Question

Typically the way to communicate between parent <-> child component in Vue.js is to send the child a prop and emit an event from the child, which is listened to on the parent.

However, if you pass in an object to a child prop, updating the object in the child will update the object in the parent as objects are passed by reference, not copied.

This basically provides two-way communication in a much simpler way, however, I never see this method referenced in any official tutorials. This suggests it may be an anti-pattern (you arent suppose to modify props in the child) but if it is, why? It achieves what I want. What could be the consequences of communicating in this way?

Was it helpful?

Solution

The Vue guide discourages prop mutation. The main reason it cites is that

whenever the parent component re-renders, the child component’s local changes will be overwritten

As you say, this problem does not apply to reference types, since those changes don't stay local to the component (assuming the prop is actually kept as part of the parent's state, and not generated on-demand).

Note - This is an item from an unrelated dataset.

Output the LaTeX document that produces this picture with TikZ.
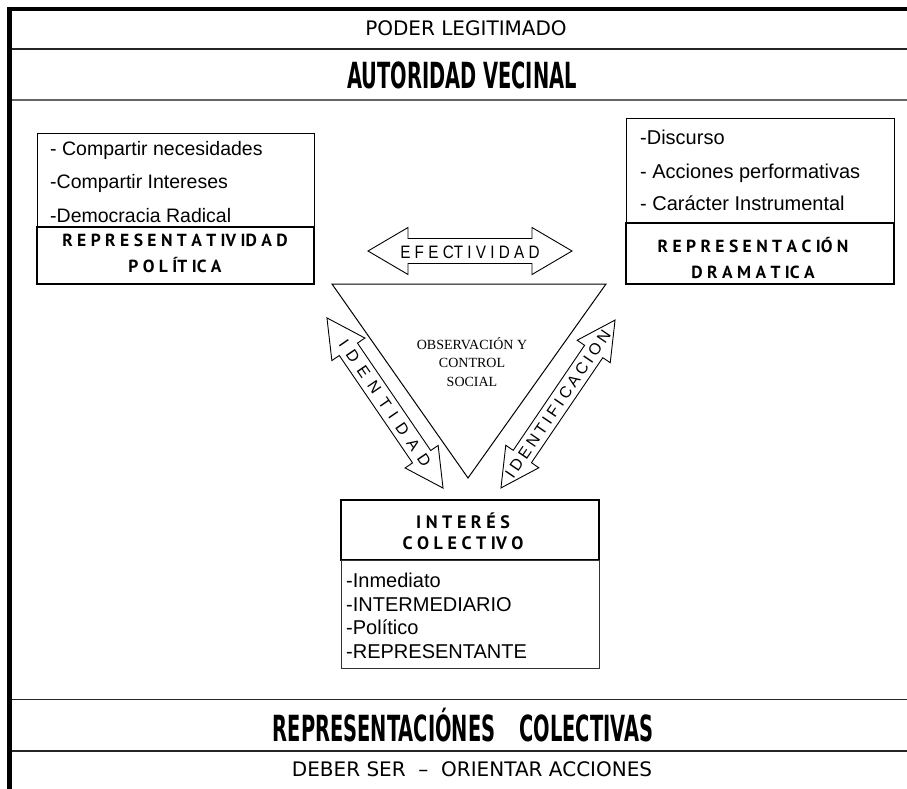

Indeed, the guide also says:

Note that objects and arrays in JavaScript are passed by reference, so if the prop is an array or object, mutating the object or array itself inside the child component will affect parent state.

So is it safe?

I would expect it to work just fine, functionally. Especially since it is documented behavior, I don't think it will change. However, doing this clearly falls under "prop mutation" conceptually, even if it is technically different. The guide discourages prop mutation. Other developers will not expect this behavior. Unexpected behavior causes bugs. And thus, any kind of prop mutation causes bugs, though sometimes indirectly.